Tuesday, June 22, 2010

Scary

Okay, it's official--I've started writing again. Although calling it that makes it sound like way more than it is. The other day, I wrote a few lines of free verse. That's definitely not writing. Just now, I opened up an old file and it was a story I'd started back in the 90s. I have no idea where it was going to go, what it was the story was to be about. It's possible that I didn't know then and that's why there were only about two paragraphs to it. I still don't know what it's about or what's going to happen next, but there's about four paragraphs now.

This is scary.

What I haven't been able to do yet is return to my novel. I'm just not ready for that yet. It's become even more difficult now, because it's about an advertising man in the 1980s and Mad Men is such an amazing, complex, show about advertising men in the 1960s...I'd be afraid of comparisons. I suppose if I just write what I know, what I meant to write back when I started it (again, in the 90s) and/or what I'd like to write now (as if I know what that is), it'll turn into something that feels right to me. Or at least something I'd be willing to show other people.
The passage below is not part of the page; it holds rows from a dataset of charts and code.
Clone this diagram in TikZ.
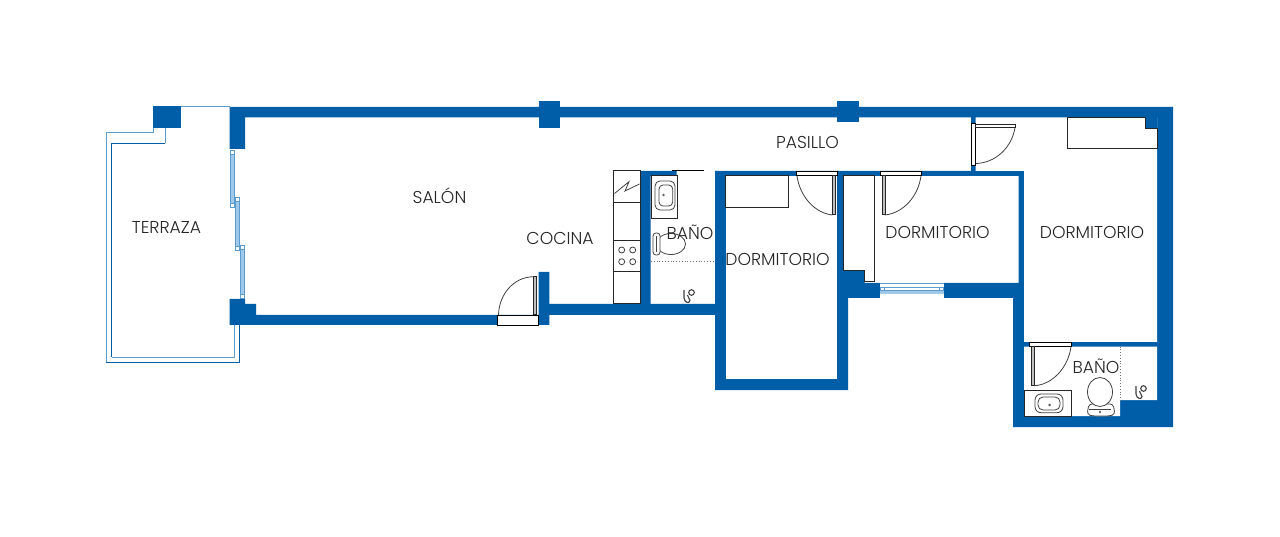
\documentclass[tikz,border=0pt]{standalone}
\usepackage{fontspec}
\setmainfont{Poppins}[UprightFont=* Light]
\definecolor{wallblue}{RGB}{0,93,168}
\definecolor{glassblue}{RGB}{160,200,232}
\definecolor{edgeblue}{RGB}{90,155,208}
\tikzset{
  wall/.style={fill=wallblue,draw=none},
  fixture/.style={draw=black!85,line width=1pt,fill=white},
  thin fixture/.style={draw=black!75,line width=.8pt},
  dooredge/.style={draw=black,line width=.9pt,fill=white},
  swing/.style={draw=black!75,line width=.8pt},
  glass/.style={draw=edgeblue,line width=.6pt,fill=glassblue},
  frame/.style={draw=edgeblue,line width=.6pt,fill=white},
  room/.style={font=\fontsize{17.2pt}{19pt}\selectfont,text=black!85,inner sep=0pt}
}
\begin{document}
\begin{tikzpicture}[x=1pt,y=-1pt]
\useasboundingbox (0,0) rectangle (1280,537);
% terrace outline
\draw[edgeblue,line width=.9pt] (234,325) -- (234,357) -- (111.5,357);
\draw[wallblue,line width=.9pt] (111.5,357) -- (111.5,143.3) -- (165,143.3);
\draw[edgeblue,line width=.9pt] (165,143.3) -- (165,128);
\draw[edgeblue,line width=.9pt] (153.5,128) -- (153.5,132.7) -- (106.3,132.7) -- (106.3,362.3);
\draw[wallblue,line width=.9pt] (106.3,362.3) -- (239,362.3) -- (239,325);
\draw[edgeblue,line width=.9pt] (153.5,106) -- (229.5,106);
% walls
\fill[wall] (153.3,105.7) rectangle (181.3,127.7);
\fill[wall] (229.5,107) -- (1173,107) -- (1173,427) -- (1013,427) -- (1013,298) -- (944,298)
  -- (944,283) -- (1018.7,283) -- (1018.7,176) -- (843,176) -- (843,271) -- (864.5,271)
  -- (864.5,283) -- (880,283) -- (880,298) -- (848,298) -- (848,390) -- (715,390)
  -- (715,315) -- (549.3,315) -- (549.3,325) -- (229.5,325) -- (229.5,299) -- (245,299)
  -- (245,304) -- (256,304) -- (256,315) -- (538.5,315) -- (538.5,272) -- (549.3,272)
  -- (549.3,304) -- (640,304) -- (640,171) -- (676.7,171) -- (676.7,176) -- (650.7,176)
  -- (650.7,304) -- (715,304) -- (715,171) -- (971,171) -- (971,117.5) -- (245,117.5)
  -- (245,149) -- (229.5,149) -- cycle;
\fill[wall] (725.7,171) rectangle (1024,176);
\fill[white] (725.7,176) rectangle (837.3,379);
\fill[wall] (975.7,117.5) rectangle (971,171);
\fill[white] (975.7,117.5) -- (1157,117.5) -- (1157,342) -- (1024,342) -- (1024,171) -- (975.7,171) -- cycle;
\fill[wall] (1024,342) rectangle (1157,346.7);
\fill[white] (1024,346.7) -- (1157,346.7) -- (1157,400) -- (1120,400) -- (1120,416) -- (1024,416) -- cycle;
\fill[wall] (538.7,101.3) rectangle (560,128);
\fill[wall] (837.3,101) rectangle (858.7,122.3);
\fill[wall] (1145.7,117.5) rectangle (1157,128.3);
% windows
\foreach \wx/\wa/\wb in {230/150/207,235/197.7/250,240.3/245.7/298}{
  \draw[glass] (\wx,\wa) rectangle ++(4.3,\wb-\wa);
  \draw[frame] (\wx,\wa) rectangle ++(4.3,4);
  \draw[frame] (\wx,\wb-4) rectangle ++(4.3,4);
}
\fill[white] (880,283) rectangle (944,298);
\fill[glassblue] (880,290.7) rectangle (944,294);
\draw[edgeblue,line width=.8pt] (880,283.7) -- (944,283.7);
\draw[edgeblue,line width=.6pt] (883,287) rectangle (941,290.7);
\draw[frame] (880.5,287) rectangle ++(3.6,3.7);
\draw[frame] (939.5,287) rectangle ++(3.6,3.7);
% doors
\foreach \dx in {796,880}{
  \draw[dooredge] (\dx,171.3) rectangle ++(41.7,4.2);
}
\draw[dooredge] (497,315) rectangle (538.5,325);
\draw[dooredge] (971,123) rectangle (975.7,165);
\draw[dooredge] (1029.5,342) rectangle (1071.7,346.7);
\draw[fixture,fill=black!25] (533.3,276.7) rectangle (536,315);
\draw[swing] (533.3,276.7) .. controls (514,277) and (499,294) .. (498.5,315);
\draw[fixture,fill=black!25] (832.3,175.5) rectangle (835,215);
\draw[swing] (797,176) .. controls (800,197) and (815,213) .. (832.3,215);
\draw[fixture,fill=black!25] (882.3,175.5) rectangle (885,215);
\draw[swing] (921,176) .. controls (918,197) and (903,213) .. (885,215);
\draw[fixture] (975.7,125) rectangle (1015,127.5);
\draw[swing] (1015,127.5) .. controls (1012,147) and (996,163) .. (975.7,163.5);
\draw[fixture,fill=black!25] (1031.7,346.7) rectangle (1034,385.7);
\draw[swing] (1071,347) .. controls (1068,368) and (1052,385) .. (1034,385.7);
\draw[black,line width=.9pt] (672,170) -- (704,170);
% cupboards
\draw[fixture] (725.7,176) rectangle (788.7,207.7);
\draw[fixture] (843.3,176) -- (874,176) -- (874,282) -- (864.5,282) -- (864.5,271) -- (843.3,271) -- cycle;
\draw[fixture,fill=none] (1067,117.5) -- (1145.7,117.5) -- (1145.7,128.3) -- (1157,128.3) -- (1157,148.3) -- (1067,148.3) -- cycle;
% kitchen
\draw[fixture] (613.7,171) rectangle (640,303.3);
\foreach \ky in {202.3,240.3,271.7}{
  \draw[fixture] (613.7,\ky) -- (640,\ky);
}
\draw[thin fixture] (614.5,193.5) -- (629,181.7) -- (625,191) -- (639.5,184);
\foreach \bx in {621.7,632.7}{
  \foreach \by in {250,261.7}{
    \draw[thin fixture] (\bx,\by) circle[radius=3];
  }
}
% bath one
\draw[fixture] (651,176) rectangle (677,218.3);
\draw[thin fixture,rounded corners=5pt] (655,181) rectangle (675,210);
\draw[thin fixture,rounded corners=4pt] (659,185) rectangle (672.7,206);
\fill[black!60] (663.5,195) circle[radius=1.4];
\draw[thin fixture,fill=white] (671,244) ellipse[x radius=14.5,y radius=10.5];
\draw[thin fixture,rounded corners=3pt,fill=white] (653,233) rectangle (660,255);
\draw[thin fixture] (656,236) -- (656,252);
\draw[black!55,line width=.8pt,dotted] (651,261.3) -- (715,261.3);
% bath two
\draw[black!55,line width=.8pt,dotted] (1120,346.7) -- (1120,400);
\draw[fixture] (1024.3,390) rectangle (1071.7,416);
\draw[thin fixture,rounded corners=6pt] (1035,394) rectangle (1063,412.7);
\draw[thin fixture,rounded corners=5pt] (1038,397) rectangle (1060,410);
\fill[black!60] (1049.6,405) circle[radius=1.4];
\draw[thin fixture,fill=white,rounded corners=3pt] (1087,414) -- (1089,404) -- (1113,404) -- (1115,414) -- (1110,416) -- (1092,416) -- cycle;
\draw[thin fixture,fill=white] (1100,392) ellipse[x radius=12.5,y radius=14.5];
\draw[thin fixture] (1089,409) -- (1111,409);
\fill[black!60] (1100,412) circle[radius=1.4];
% shower heads
\foreach \sx/\sy in {688/296,1140/392}{
  \draw[thin fixture,line width=1.1pt] (\sx+3.5,\sy-3.5) circle[radius=2.8];
  \draw[thin fixture,line width=1.1pt] (\sx-4,\sy-6) -- (\sx-4,\sy+2) .. controls (\sx-3.5,\sy+7.5) and (\sx+2,\sy+7.5) .. (\sx+2,\sy+4.5) .. controls (\sx+2,\sy+2) and (\sx-0.5,\sy+2) .. (\sx-0.5,\sy-1);
}
% labels
\node[room] (terraza) at (166.5,227.5) {TERRAZA};
\node[room] (salon) at (439.5,195.5) {SALÓN};
\node[room] (cocina) at (560,238.5) {COCINA};
\node[room] (bano1) at (690,232.5) {BAÑO};
\node[room] (pasillo) at (807.5,142.5) {PASILLO};
\node[room] (dorm1) at (777.5,259.5) {DORMITORIO};
\node[room] (dorm2) at (937.5,232.5) {DORMITORIO};
\node[room] (dorm3) at (1092,232.5) {DORMITORIO};
\node[room] (bano2) at (1096,366.5) {BAÑO};
\end{tikzpicture}
\end{document}
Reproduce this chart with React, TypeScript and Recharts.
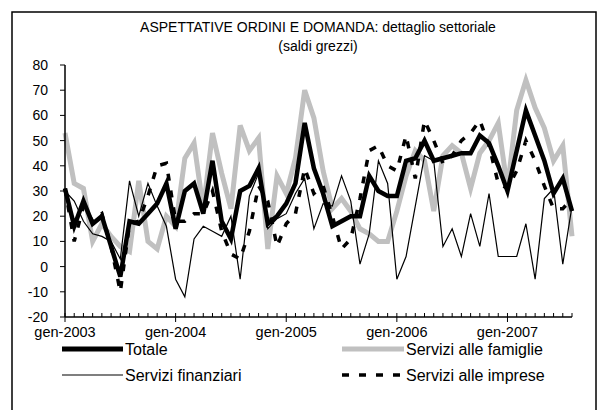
import React from 'react';
import { LineChart, Line, XAxis, YAxis } from 'recharts';

const MONTH_ABBR = ['gen', 'feb', 'mar', 'apr', 'mag', 'giu', 'lug', 'ago', 'set', 'ott', 'nov', 'dic'];
const YEARS = [2003, 2004, 2005, 2006, 2007];
const LAST_MONTH_2007 = 8; // data run up to agosto 2007

const categories: string[] = [];
YEARS.forEach((y) => {
  MONTH_ABBR.forEach((m, mi) => {
    if (y === 2007 && mi >= LAST_MONTH_2007) return;
    categories.push(`${m}-${y}`);
  });
});

const totale = [31, 16, 26, 17, 20, 8, -4, 18, 17, 21, 25, 33, 15, 30, 33, 21, 42, 18, 11, 30, 32, 39, 17, 20, 25, 33, 57, 39, 29, 16, 18, 20, 20, 36, 30, 28, 28, 42, 43, 50, 42, 43, 44, 45, 45, 52, 49, 40, 30, 46, 62, 52, 42, 29, 35, 22];
const famiglie = [53, 33, 31, 10, 17, 12, 8, 6, 34, 10, 7, 20, 16, 43, 49, 23, 53, 37, 23, 56, 46, 51, 7, 36, 29, 43, 70, 59, 38, 23, 27, 22, 15, 13, 10, 10, 22, 36, 46, 42, 22, 44, 48, 45, 31, 45, 50, 57, 31, 62, 74, 63, 55, 42, 48, 12];
const finanziari = [30, 26, 18, 13, 12, 10, 3, 34, 20, 33, 24, 16, -5, -12, 11, 16, 14, 12, 20, -5, 28, 37, 15, 19, 21, 29, 35, 15, 25, 24, 36, 26, 1, 13, 42, 33, -5, 4, 24, 44, 42, 8, 15, 4, 21, 8, 29, 4, 4, 4, 17, -5, 27, 31, 1, 24];
const imprese = [31, 10, 24, 18, 21, 8, -10, 17, 18, 28, 40, 41, 18, 18, 21, 21, 30, 14, 5, 3, 14, 32, 26, 8, 17, 21, 39, 29, 32, 20, 7, 11, 27, 46, 48, 40, 38, 52, 35, 58, 50, 41, 44, 50, 53, 58, 48, 33, 31, 38, 50, 42, 32, 23, 23, 27];

const yTicks = [-20, -10, 0, 10, 20, 30, 40, 50, 60, 70, 80];
const titleLines = ['ASPETTATIVE ORDINI E DOMANDA: dettaglio settoriale', '(saldi grezzi)'];
const legendNames = ['Totale', 'Servizi alle famiglie', 'Servizi finanziari', 'Servizi alle imprese'];

const data = categories.map((month, i) => ({
  month,
  totale: totale[i],
  famiglie: famiglie[i],
  finanziari: finanziari[i],
  imprese: imprese[i],
}));

const FONT = '"Liberation Sans", Arial, sans-serif';
const GRAY = '#c0c0c0';

const XTick = (props: any) => {
  const { x, y, payload } = props;
  const label = String(payload.value);
  const isJan = label.startsWith('gen');
  return (
    <g>
      <line x1={x} x2={x} y1={y - 4} y2={isJan ? y + 5 : y} stroke="#000" strokeWidth={1} />
      {isJan && (
        <text x={x} y={y + 20} textAnchor="middle" fontSize={14.5} fontFamily={FONT} fill="#000">
          {label}
        </text>
      )}
    </g>
  );
};

export default function App() {
  return (
    <div style={{ position: 'absolute', left: 0, top: 0, width: 607, height: 410, background: '#fff', overflow: 'hidden' }}>
      <LineChart width={607} height={410} data={data} margin={{ top: 65, right: 35, left: 0, bottom: 63 }}>
        <XAxis
          dataKey="month"
          interval={0}
          tickSize={0}
          tickMargin={0}
          height={30}
          tick={<XTick />}
          axisLine={{ stroke: '#000', strokeWidth: 1.5 }}
          tickLine={false}
        />
        <XAxis xAxisId="top" dataKey="month" orientation="top" height={0} tick={false} tickLine={false} axisLine={{ stroke: '#222', strokeWidth: 1 }} />
        <YAxis
          domain={[-20, 80]}
          ticks={yTicks}
          interval={0}
          width={65}
          tickSize={5}
          tickMargin={12}
          tick={{ fill: '#000', fontSize: 14, fontFamily: FONT }}
          tickLine={{ stroke: '#000', strokeWidth: 1 }}
          axisLine={{ stroke: '#000', strokeWidth: 1.5 }}
          allowDataOverflow
        />
        <YAxis yAxisId="right" orientation="right" domain={[-20, 80]} width={0} tick={false} tickLine={false} axisLine={{ stroke: '#222', strokeWidth: 1 }} />
        <Line dataKey="famiglie" stroke={GRAY} strokeWidth={5} dot={false} isAnimationActive={false} strokeLinejoin="miter" />
        <Line dataKey="finanziari" stroke="#000" strokeWidth={1.2} dot={false} isAnimationActive={false} strokeLinejoin="miter" />
        <Line dataKey="totale" stroke="#000" strokeWidth={4.5} dot={false} isAnimationActive={false} strokeLinejoin="miter" />
        <Line dataKey="imprese" stroke="#000" strokeWidth={3.5} strokeDasharray="7 10" dot={false} isAnimationActive={false} />
      </LineChart>
      <svg width={607} height={410} style={{ position: 'absolute', left: 0, top: 0, pointerEvents: 'none' }}>
        <rect x={12} y={12} width={584} height={420} fill="none" stroke="#000" strokeWidth={1.5} />
        <text x={318} y={32} textAnchor="middle" fontSize={14} fontFamily={FONT} fill="#000">{titleLines[0]}</text>
        <text x={318} y={51} textAnchor="middle" fontSize={14} fontFamily={FONT} fill="#000">{titleLines[1]}</text>
        <line x1={62} x2={123} y1={349} y2={349} stroke="#000" strokeWidth={5} />
        <text x={125} y={355} fontSize={16} fontFamily={FONT} fill="#000">{legendNames[0]}</text>
        <line x1={342} x2={404} y1={349} y2={349} stroke={GRAY} strokeWidth={5} />
        <text x={406} y={355} fontSize={16} fontFamily={FONT} fill="#000">{legendNames[1]}</text>
        <line x1={62} x2={123} y1={375} y2={375} stroke="#000" strokeWidth={1.2} />
        <text x={125} y={381} fontSize={16} fontFamily={FONT} fill="#000">{legendNames[2]}</text>
        <line x1={342} x2={404} y1={375} y2={375} stroke="#000" strokeWidth={3.5} strokeDasharray="7 10" />
        <text x={406} y={381} fontSize={16} fontFamily={FONT} fill="#000">{legendNames[3]}</text>
      </svg>
    </div>
  );
}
What's even scarier at the moment is that I really don't have any new ideas. And back when I was trying to write (yes, the 90s), I had no shortage of plots and characters and things I wanted to say. Most of which I recognized even then as prosaic and unimaginative and dumb, but they seem even more so now. I feel like such a naive, untalented person, why should I even bother? But that seems a pretty unproductive attitude, plus there's a part of me that feels that now that I've started again, I don't want to stop. Almost that I can't stop. Very nearly that I can't stop.